Last night was one step. They have many more to go, but I sense the players, coaches and management are focusing on the process more so than than just discussing the end goal.
- Tyler Pitlick continues to impress, and he’s doing it in limited minutes. So far, 29 players have scored three or more goals, and all of them are averaging 13 minutes/game — except Pitlick. He’s only playing 8:17 per game and he has three goals on seven shots. It will be impossible to continue his ridiculous goal/min ratio, but he’s making an impact every game.
This summer Pitlck was very honest about his play last year, which began with an ineffective training camp. “I laid an egg. I don’t know what happened, but I didn’t play well,” he said. I spoke with him the day he signed a one-year extension. “I’m sick of playing in the AHL. I know I’m good enough to play in the NHL, but I have to prove it. It’s on me and I plan on going to camp and making sure I get noticed,” he continued.
He didn’t blame anyone and didn’t have any excuses. He vowed to be better and so far he’s done exactly that. Good for him.
- Early in a season, one game can really alter a goalie’s statistics. Talbot leads the NHL with four wins, but he only has a .904 SV%. In his four victories he has a .930 SV%, but he and the Oilers struggled in their lone loss to Buffalo allowing six goals on 23 shots. One game has made his overall SV% look worse than how he’s played.

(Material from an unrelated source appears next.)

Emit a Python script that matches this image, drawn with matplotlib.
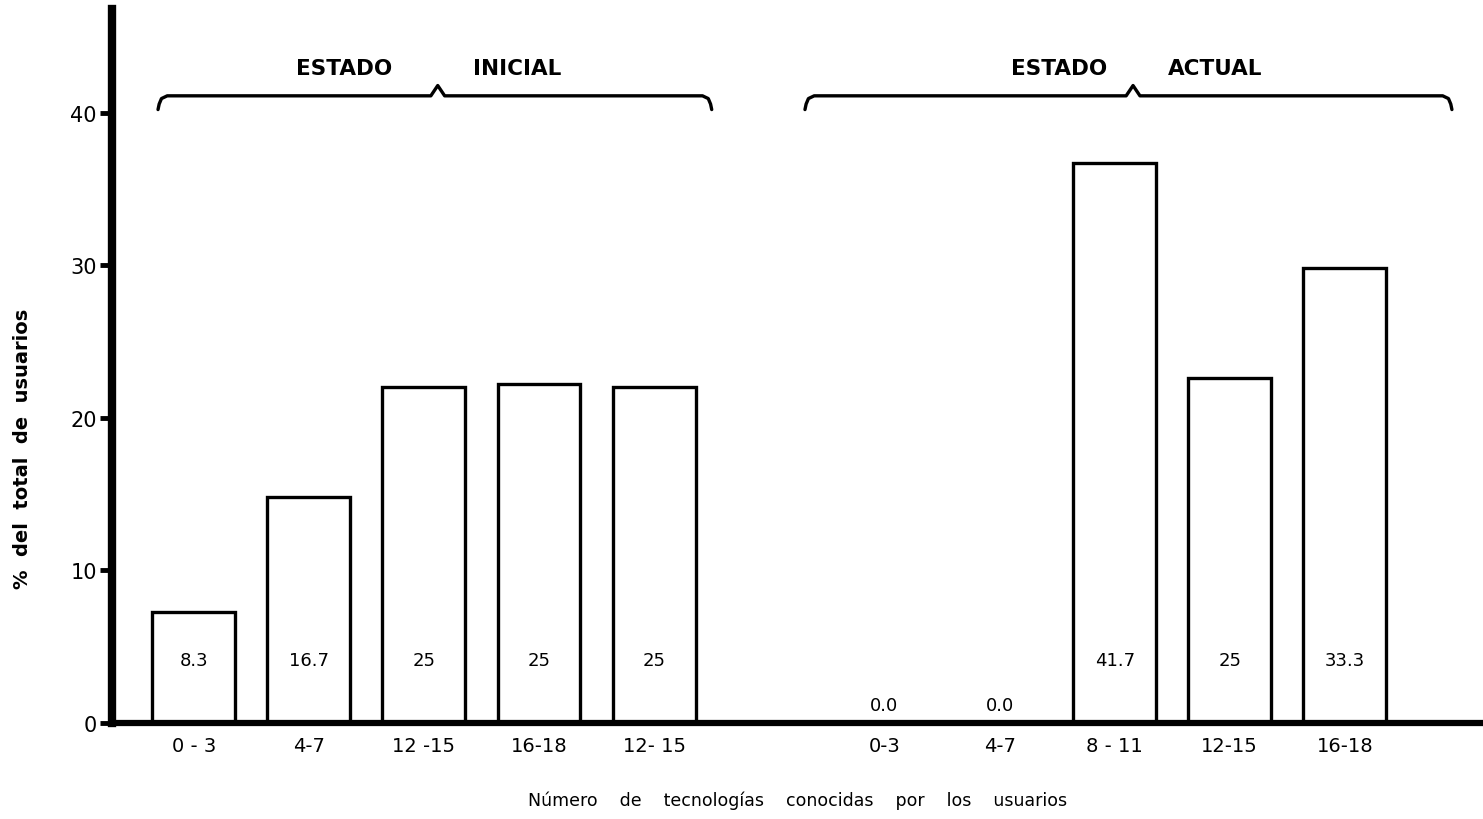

Unlike the 2011 start, this time the Oilers team SV% is one that should improve and not plummet from unsustainable levels. Talbot’s performances on Tuesday and Thursday, before and after his twins were born, earned him huge praise and respect from his teammates. He was stellar, and his ability to respond after an off-night versus Buffalo, as well as dealing with the birth of twins, showed he’s mentally tough.
The Oilers are still young and they will have growing pains this year, but Talbot is showing signs he’s ready to be the guy they can rely on, and more importantly be a goalie who can win them games regardless of the opponent.